The Shared Nothing architecture, a hallmark of Apache Kafka, addresses scalability issues in distributed storage software within traditional data center environments via a compute-storage integration approach. Kafka utilizes an ISR-based replication mechanism to ensure data reliability and system availability. As cloud computing has matured, the demand for business elasticity has grown, revealing the limitations of the classic Shared Nothing architecture. Scaling out Apache Kafka’s Broker nodes involves extensive data replication to complete reassignment, which typically takes several hours. Additionally, Apache Kafka relies on three-replica replication. When deployed on the cloud, users are presented with two storage options:
  • Selecting cloud storage like EBS for Brokers is costly. EBS’s inherent three-replica mechanism, coupled with ISR replication, results in data being stored nine times, leading to significant waste of storage space.
  • Opting for local disks as the storage medium for Brokers offers more manageable costs, but users face high operational expenses, which negates the benefits of cloud adoption.

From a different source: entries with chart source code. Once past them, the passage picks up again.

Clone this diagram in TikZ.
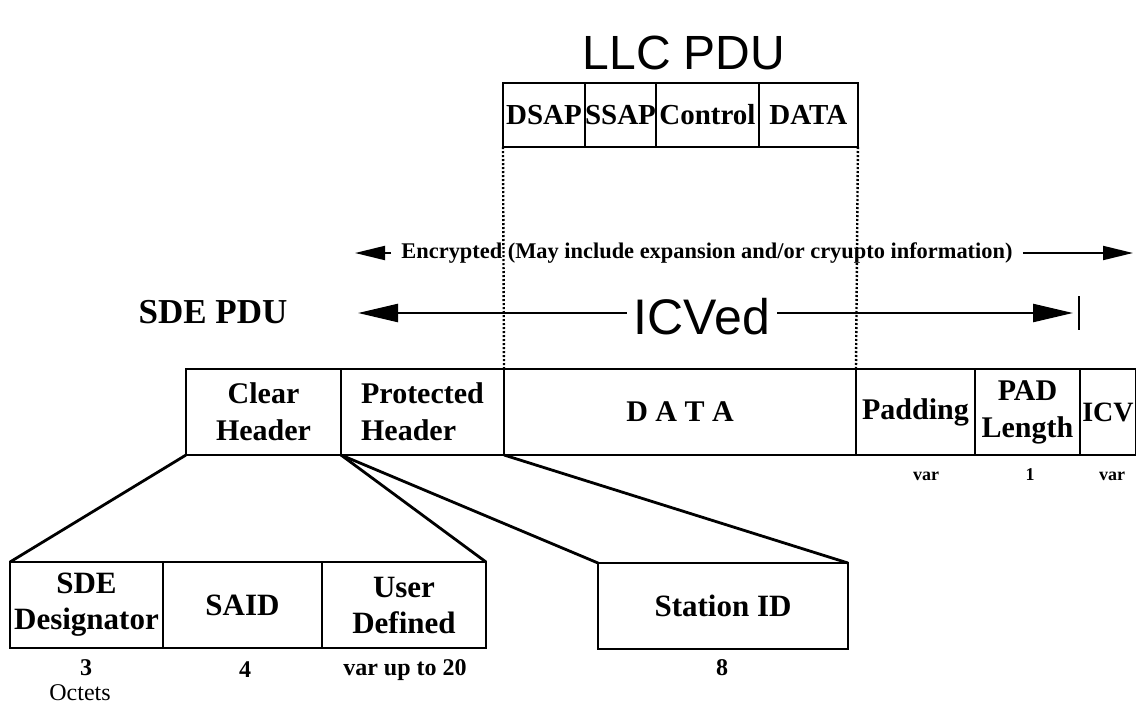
\documentclass[tikz,border=0pt]{standalone}
\usepackage{fontspec}
\setmainfont{Liberation Serif}
\newfontfamily\headsans{Liberation Sans}
\usetikzlibrary{arrows.meta,positioning}

\begin{document}
\begin{tikzpicture}[
  x=0.5pt, y=-0.5pt,
  field/.style={
    draw,
    line width=1pt,
    inner sep=0pt,
    outer sep=0pt,
    align=center,
    font=\fontsize{15}{18.5}\selectfont\bfseries
  },
  llcfield/.style={field, minimum height=32pt, font=\fontsize{14.5}{17}\selectfont\bfseries},
  sdefield/.style={field, minimum height=43pt},
  subfield/.style={field, minimum height=43pt, font=\fontsize{15.5}{18}\selectfont\bfseries},
  octets/.style={anchor=base, inner sep=0pt, font=\fontsize{12}{14}\selectfont\bfseries},
  smalloctets/.style={anchor=base, inner sep=0pt, font=\fontsize{9}{11}\selectfont\bfseries},
  fan/.style={line width=1.4pt},
  guide/.style={line width=1.2pt, dash pattern=on 1pt off 1pt},
  encarrow/.style={-{Triangle[length=15pt,width=7pt]}, line width=1pt},
  icvarrow/.style={-{Triangle[length=20pt,width=9pt]}, line width=1.2pt}
]
  \useasboundingbox (0,0) rectangle (1136,718);

  % LLC PDU
  \node[font=\headsans\fontsize{24}{26}\selectfont] (llctitle) at (684,53) {LLC PDU};
  \node[llcfield, minimum width=41pt, anchor=north west] (dsap) at (503,83) {DSAP};
  \node[llcfield, minimum width=35pt, right=0pt of dsap] (ssap) {SSAP};
  \node[llcfield, minimum width=51.5pt, right=0pt of ssap] (control) {Control};
  \node[llcfield, minimum width=49.5pt, right=0pt of control] (llcdata) {DATA};

  % SDE PDU
  \node[font=\fontsize{17.5}{20}\selectfont\bfseries] (sdetitle) at (213,312) {SDE PDU};
  \node[sdefield, minimum width=77.5pt, anchor=north west] (clear) at (186,369) {Clear\\Header};
  \node[sdefield, minimum width=81.5pt, right=0pt of clear, align=left] (protected) {Protected\\Header};
  \node[sdefield, minimum width=176pt, right=0pt of protected] (data) {D A T A};
  \node[sdefield, minimum width=59.5pt, right=0pt of data] (padding) {Padding};
  \node[sdefield, minimum width=52.5pt, right=0pt of padding] (padlen) {PAD\\Length};
  \node[sdefield, minimum width=28pt, right=0pt of padlen, font=\fontsize{14}{17}\selectfont\bfseries] (icv) {ICV};

  \node[smalloctets] (padvar) at (926,480) {var};
  \node[smalloctets] (padone) at (1030,480) {1};
  \node[smalloctets] (icvvar) at (1112,480) {var};

  % header breakdown
  \node[subfield, minimum width=76.5pt, anchor=north west] (designator) at (10,562) {SDE\\Designator};
  \node[subfield, minimum width=79.5pt, right=0pt of designator] (said) {SAID};
  \node[subfield, minimum width=82pt, right=0pt of said] (userdef) {User\\Defined};
  \node[subfield, minimum width=125pt, anchor=north west] (station) at (598,563) {Station ID};

  \node[octets] (desoct) at (86,675) {3};
  \node[octets] (saidoct) at (245,677) {4};
  \node[octets] (useroct) at (405,675) {var up to 20};
  \node[octets] (stationoct) at (722,675) {8};
  \node[octets, font=\fontsize{12}{14}\selectfont] (unit) at (80,700) {Octets};

  \draw[fan] (clear.south west) -- (designator.north west);
  \draw[fan] (clear.south east) -- (userdef.north east);
  \draw[fan] (clear.south east) -- (station.north west);
  \draw[fan] (protected.south east) -- (station.north east);

  % LLC PDU carried in DATA
  \draw[guide] (dsap.south west) -- (data.north west);
  \draw[guide] (llcdata.south east) -- (data.north east);

  % encrypted span
  \node[font=\fontsize{11.2}{13}\selectfont\bfseries, inner sep=0pt] (enc) at (707,253)
    {Encrypted (May include expansion and/or cryupto information)};
  \coordinate (encleft) at (355,253);
  \coordinate (encright) at (1133,253);
  \draw[encarrow] ([xshift=-5pt]enc.west) -- (encleft);
  \draw[encarrow] ([xshift=5pt]enc.east) -- (encright);

  % ICVed span
  \node[font=\headsans\fontsize{25}{28}\selectfont] (icved) at (702,317) {ICVed};
  \coordinate (icvleft) at (358,313);
  \coordinate (icvright) at (1073,313);
  \coordinate (icvbartop) at (1079,296);
  \coordinate (icvbarbot) at (1079,330);
  \draw[icvarrow] (icved.west |- icvleft) -- (icvleft);
  \draw[icvarrow] (icved.east |- icvright) -- (icvright);
  \draw[line width=1.2pt] (icvbartop) -- (icvbarbot);
\end{tikzpicture}
\end{document}
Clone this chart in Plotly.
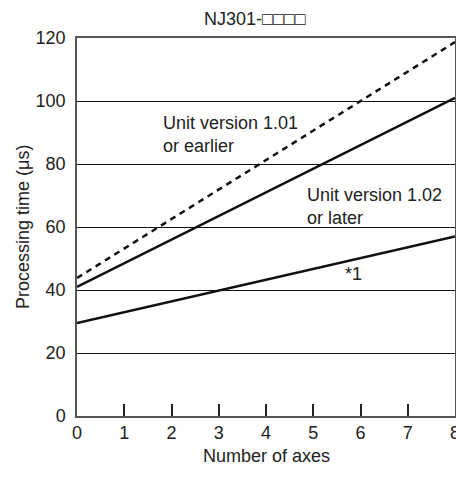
import plotly.graph_objects as go

axes = [0, 8]
v101_earlier = [43.8, 118.7]
v102_later = [41.0, 101.0]
note1 = [29.5, 57.0]

x_ticks = [0, 1, 2, 3, 4, 5, 6, 7, 8]
y_ticks = [0, 20, 40, 60, 80, 100, 120]

font = dict(family="Liberation Sans, Arial, sans-serif", size=18, color="#222")

fig = go.Figure()
fig.add_trace(go.Scatter(x=axes, y=v101_earlier, mode="lines",
                         line=dict(color="#111", width=2.5, dash="6px,5px")))
fig.add_trace(go.Scatter(x=axes, y=v102_later, mode="lines",
                         line=dict(color="#111", width=2.5)))
fig.add_trace(go.Scatter(x=axes, y=note1, mode="lines",
                         line=dict(color="#111", width=2.5)))

# labels on the lines
fig.add_annotation(x=1.78, y=89.5, xref="x", yref="y", xanchor="left", yanchor="middle",
                   text="Unit version 1.01<br>or earlier", align="left", showarrow=False, font=font)
fig.add_annotation(x=4.83, y=66.5, xref="x", yref="y", xanchor="left", yanchor="middle",
                   text="Unit version 1.02<br>or later", align="left", showarrow=False, font=font)
fig.add_annotation(x=5.63, y=45.2, xref="x", yref="y", xanchor="left", yanchor="middle",
                   text="*1", showarrow=False, font=font)

# title and axis titles
fig.add_annotation(x=0.5, y=1.0, xref="paper", yref="paper", xanchor="center", yanchor="middle",
                   xshift=-11, yshift=19, text="NJ301-□□□□", showarrow=False, font=font)
fig.add_annotation(x=0.5, y=0, xref="paper", yref="paper", xanchor="center", yanchor="middle",
                   yshift=-40, text="Number of axes", showarrow=False, font=font)
fig.add_annotation(x=0, y=0.5, xref="paper", yref="paper", xanchor="center", yanchor="middle",
                   xshift=-54, textangle=-90, text="Processing time (μs)", showarrow=False, font=font)

fig.update_layout(
    width=456, height=477,
    margin=dict(l=77, r=1, t=38, b=61),
    plot_bgcolor="white", paper_bgcolor="white",
    showlegend=False,
    font=font,
)
fig.update_xaxes(range=[0, 8], tickvals=x_ticks, ticks="inside", ticklen=12, tickcolor="#222",
                 tickwidth=1.5, showgrid=False, zeroline=False, showline=True, linecolor="#555",
                 linewidth=1.5, mirror=True, tickfont=font, automargin=False,
                 ticklabeloverflow="allow")
fig.update_yaxes(range=[0, 120], tickvals=y_ticks, ticks="", showgrid=True, gridcolor="#111",
                 gridwidth=1, zeroline=False, showline=True, linecolor="#555", linewidth=1.5,
                 mirror=True, tickfont=font, ticklabelstandoff=6, automargin=False)

# drop the default 8px body margin so the figure fills the window
fig.write_html("out.html", config={"displayModeBar": False},
               post_script="document.body.style.margin='0';document.body.style.overflow='hidden';")
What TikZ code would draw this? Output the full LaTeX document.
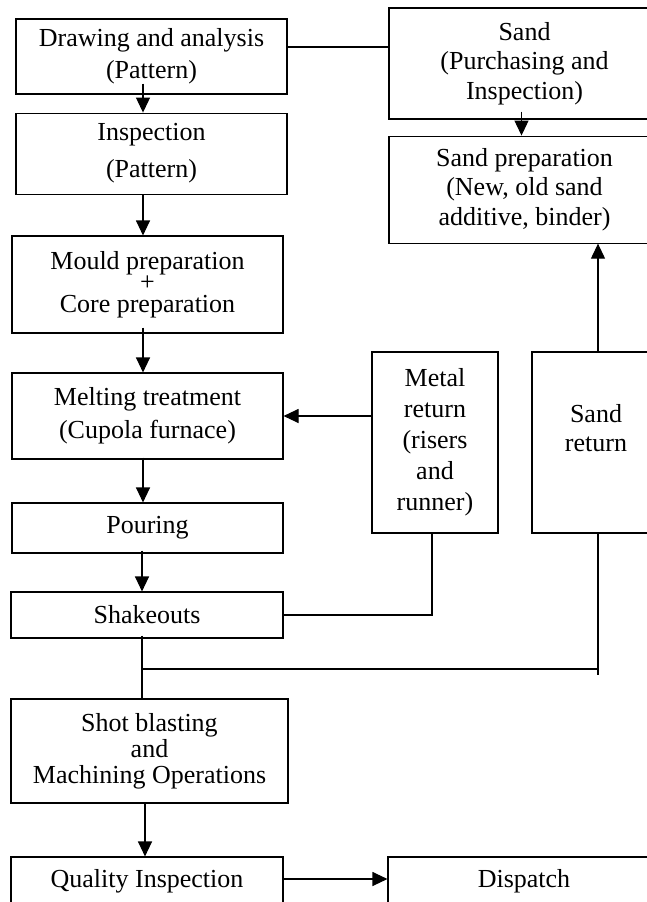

Tiered Storage Architecture

As cloud computing has matured and expanded in scale, the initial beneficiary has been object storage. Featuring low storage costs and a pay-as-you-go model, object storage has driven significant evolution in storage software towards the Tiered Storage architecture. As the name suggests, this architecture introduces a secondary storage layer. Here, data is asynchronously transferred to the secondary storage after being initially stored in the primary storage. This approach can partially leverage the cost advantages of object storage while mitigating the elasticity issues of the Shared Nothing architecture. However, the Tiered Storage architecture doesn’t fundamentally address the challenges of Apache Kafka for several reasons:
  • While space usage for primary storage can be decreased, the scope of this reduction varies depending on the scenario, necessitating a thorough capacity evaluation. Additionally, the high EBS costs related to ISR replication are not fully alleviated.
  • The problem of slow scalability persists; scaling up or down requires reassigning data in primary storage, potentially reducing the time needed from several tens of hours to just a few hours.
In simple terms, the primary storage in the Tiered Storage architecture isn’t fundamentally different from a Shared Nothing architecture; aside from space reductions, the partition storage layout on the file system and the ISR replication mechanism remain the same.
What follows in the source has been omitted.